I am an attorney in North Carolina, but I don't work with this particular issue enough to give you a reliable answer. Hopefully other experts who have experience with the current laws and procedures regarding the length of incarceration can give you more information. If you don't get an answer, you may want to see if there is a way to re-post the question (without paying again) perhaps with a clearer description of the issue (i.e. the "65% rule" issue).
I hope you get an answer soon.
Please do not be upset. Because JA experts are diverified, this occassionally occurs as we get new experts who are feeling their way around and learning not to answer questions they are not familiar with and only those they can answer and I thank you for your patience.
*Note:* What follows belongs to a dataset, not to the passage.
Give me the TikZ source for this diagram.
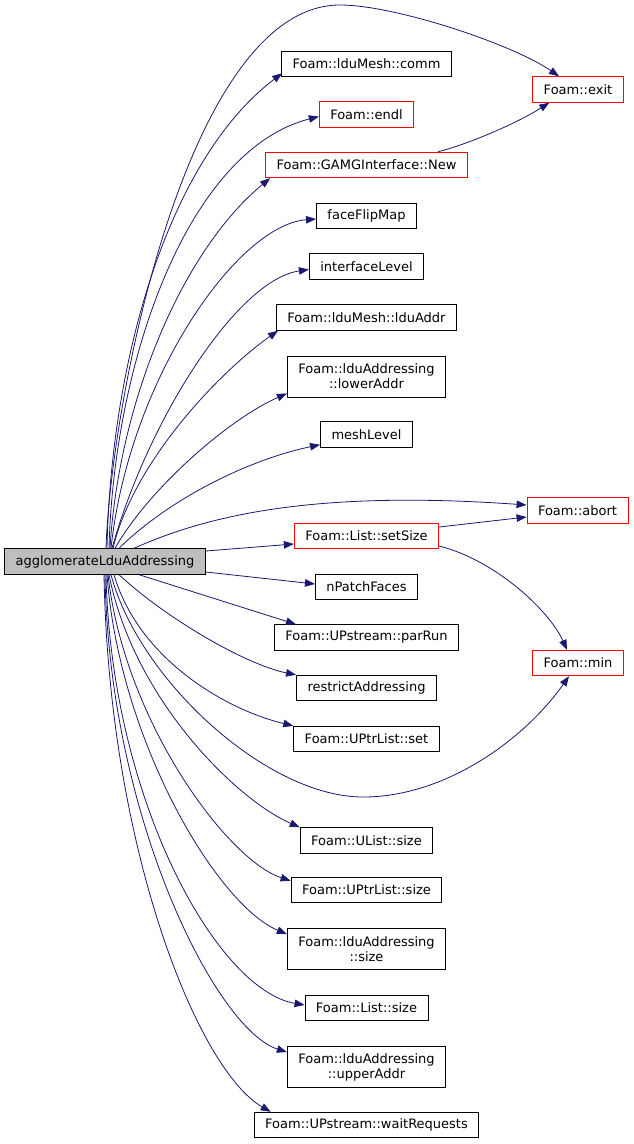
\documentclass[tikz,border=0pt]{standalone}
\usepackage{fontspec}
\setmainfont{DejaVu Sans}
\usepackage{tikz}
\usetikzlibrary{arrows.meta,positioning}
\definecolor{callblue}{RGB}{25,25,112}

\begin{document}
\begin{tikzpicture}[x=1pt,y=-1pt,>={Triangle[length=10pt,width=7.5pt]},
    fn/.style={draw,rectangle,line width=0.9pt,inner xsep=11pt,inner ysep=2pt,minimum height=25.5pt,font=\fontsize{13}{15}\selectfont},
    two/.style={fn,align=center,minimum height=41pt},
    hot/.style={fn,draw=red},
    e/.style={draw=callblue,line width=0.8pt,->}]
    \useasboundingbox (0,0) rectangle (633,1144);
    \node[fn,fill=black!25] (agg) at (105,561.5) {agglomerateLduAddressing};
    \node[fn] (comm) at (366.5,64) {Foam::lduMesh::comm};
    \node[hot] (exit) at (578,89.5) {Foam::exit};
    \node[hot] (endl) at (366.5,114.5) {Foam::endl};
    \node[hot] (gamg) at (366.5,165) {Foam::GAMGInterface::New};
    \node[fn] (faceflip) at (366.5,216) {faceFlipMap};
    \node[fn] (ifacelevel) at (366.5,266.5) {interfaceLevel};
    \node[fn] (lduaddr) at (366.5,317.5) {Foam::lduMesh::lduAddr};
    \node[two] (loweraddr) at (366.5,376.5) {Foam::lduAddressing\\::lowerAddr};
    \node[fn] (meshlevel) at (366.5,434.5) {meshLevel};
    \node[hot] (abort) at (577.5,510.5) {Foam::abort};
    \node[hot] (setsize) at (366.5,536) {Foam::List::setSize};
    \node[fn] (npatch) at (366.5,587) {nPatchFaces};
    \node[fn] (parrun) at (366.5,637.5) {Foam::UPstream::parRun};
    \node[hot] (min) at (578,663) {Foam::min};
    \node[fn] (restrict) at (366.5,688) {restrictAddressing};
    \node[fn] (uptrset) at (366.5,739) {Foam::UPtrList::set};
    \node[fn] (ulistsize) at (366.5,840.5) {Foam::UList::size};
    \node[fn] (uptrsize) at (366.5,890) {Foam::UPtrList::size};
    \node[two] (lduaddrsize) at (366.5,949) {Foam::lduAddressing\\::size};
    \node[fn] (listsize) at (366.5,1008) {Foam::List::size};
    \node[two] (upperaddr) at (366.5,1067) {Foam::lduAddressing\\::upperAddr};
    \node[fn] (wait) at (366.5,1125) {Foam::UPstream::waitRequests};
    % calls going up
    \draw[e] ([xshift=1pt]agg.north) .. controls (111,400) and (188,5) .. (340,5)
        .. controls (396,5) and (514,45) .. ([xshift=-19pt]exit.north);
    \draw[e] ([xshift=2pt]agg.north) .. controls (111,360) and (168,160) .. ([shift={(1pt,4pt)}]comm.south west);
    \draw[e] ([xshift=4pt]agg.north) .. controls (114,360) and (188,150) .. ([yshift=-2pt]endl.west);
    \draw[e] ([xshift=5pt]agg.north) .. controls (119,400) and (183,250) .. ([xshift=5pt]gamg.south west);
    \draw[e] ([xshift=6pt]agg.north) .. controls (129,380) and (237,225) .. ([yshift=-3pt]faceflip.west);
    \draw[e] ([xshift=7pt]agg.north) .. controls (148,420) and (237,280) .. ([yshift=-3pt]ifacelevel.west);
    \draw[e] ([xshift=8pt]agg.north) .. controls (134,460) and (222,370) .. ([xshift=2pt]lduaddr.south west);
    \draw[e] ([xshift=10pt]agg.north) .. controls (148,490) and (227,420) .. ([yshift=4pt]loweraddr.south west);
    \draw[e] ([xshift=14pt]agg.north) .. controls (168,500) and (247,460) .. ([yshift=3pt]meshlevel.south west);
    \draw[e] ([xshift=29pt]agg.north) .. controls (208,515) and (316,490) .. ([yshift=5.5pt]abort.west);
    % straight calls
    \draw[e] ([yshift=10.5pt]agg.east) -- ([yshift=-8pt]setsize.west);
    \draw[e] ([yshift=-10.5pt]agg.east) -- ([yshift=3pt]npatch.west);
    \draw[e] ([xshift=34pt]agg.south) -- ([xshift=22pt]parrun.north west);
    % calls going down
    \draw[e] ([xshift=14pt]agg.south) .. controls (168,620) and (247,665) .. (restrict.north west);
    \draw[e] ([xshift=9pt]agg.south) .. controls (139,660) and (227,710) .. (uptrset.north west);
    \draw[e] ([xshift=6pt]agg.south) .. controls (139,680) and (267,797) .. (363,797)
        .. controls (445,797) and (524,740) .. ([xshift=-9pt]min.south);
    \draw[e] ([xshift=4pt]agg.south) .. controls (134,700) and (237,800) .. (ulistsize.north west);
    \draw[e] ([xshift=3pt]agg.south) .. controls (124,720) and (227,860) .. ([yshift=-4pt]uptrsize.north west);
    \draw[e] ([xshift=2pt]agg.south) .. controls (119,740) and (217,905) .. ([yshift=-6pt]lduaddrsize.north west);
    \draw[e] ([xshift=1pt]agg.south) .. controls (111,800) and (217,990) .. ([yshift=3pt]listsize.west);
    \draw[e] (agg.south) .. controls (109,820) and (217,1030) .. ([yshift=-6pt]upperaddr.north west);
    \draw[e] ([xshift=-1pt]agg.south) .. controls (109,850) and (198,1070) .. ([xshift=17pt]wait.north west);
    % calls between callees
    \draw[e] ([xshift=-30pt]gamg.north east) .. controls (465,145) and (514,125) .. ([xshift=17pt]exit.south west);
    \draw[e] ([yshift=9pt]setsize.east) -- ([yshift=-6.5pt]abort.west);
    \draw[e] ([yshift=-10pt]setsize.east) .. controls (495,560) and (549,610) .. ([xshift=-11pt]min.north);
\end{tikzpicture}
\end{document}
Also please note that while there is a debit to your card, that money remains on your JA account until you accept an answer - if you want to have your deposit returned you can contact email@example.com Note that I have your answer
Anyway, I am familiar with the prison systems and parole. There is no move to bring back the 65%. As you are probably aware, in 1994, the N.C. General Assembly enacted Structured Sentencing, which eliminated parole. However, the Commission established conditions of post-release supervision for class B1-E felons who are convicted under the Structured Sentencing Act.
Under structured sentencing, good time, gain time, and parole are eliminated. Felons sentenced to prison must serve 100% of their minimum term and may serve up to their maximum term if they misbehave, fail to work, or refuse to participate in programs. Upon release, felony offenders convicted of more serious felony offenses must be placed on post-release supervision. Misdemeanants must serve the full jail term unless the Sheriff elects to award earned time of up to four days a month for specific activities.